On July 18, Charles Lehman wrote to the Sun-Sentinel  downplaying the reality of human-induced global warming. His letter contains several critical misunderstandings.
Lehman quotes a National Hurricane Center official as saying that global warming is not responsible for the increase in hurricane frequency. He's right. Warming doesn't make more hurricanes – but it does make them more intense. Hurricanes take their energy from the temperature of surface waters. Because of global warming, surface waters all over the world are becoming hotter. As a result, scientists have found that 84 percent of the excess heat generated by greenhouse gases is absorbed by the oceans; that tropical storms all over the world have become 50 percent stronger since the 70s because of warming; and that the proportion of category 4 and 5 hurricanes in the Atlantic basin has virtually doubled in the last 30 years.

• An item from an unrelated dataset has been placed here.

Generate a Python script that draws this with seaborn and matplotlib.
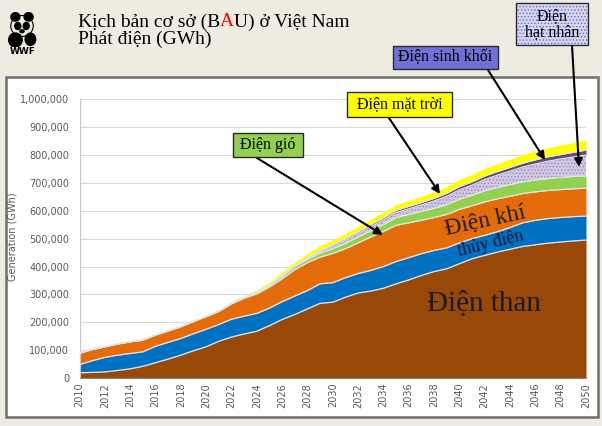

He is correct in observing that the warming of the atmosphere plateaued during the 1970s before resuming its upward trend. Scientists believe that is because much of the warming in the 70's was absorbed by oceans rather than the atmosphere. As a result, scientists recently measured a marked increase in ocean temperatures as far as two miles deep.
There is nothing hidden about the scientific agenda Mr. Lehman refers. It comes from the findings of more than 2,000 scientists reporting to the United Nations in what is considered the largest, most rigorously peer-reviewed scientific collaboration in history.
As evidence of its importance, Holland is reducing her emissions by 80 percent in 40 years. The UK is committed to reductions of 60 percent in 50 years. German will cut emissions 50 percent in 50 years. And French President Chirac called on the entire industrial world to cut coal and oil use by 75 percent by 2050.
It seems more than a bit pretentious for Mr. Lehman to contend they know more about climate science than the world's community of statured climate scientists. The fact is there is no debate whatsoever among mainstream climate scientists about the larger trends of what is happening to our climate – and what is causing it.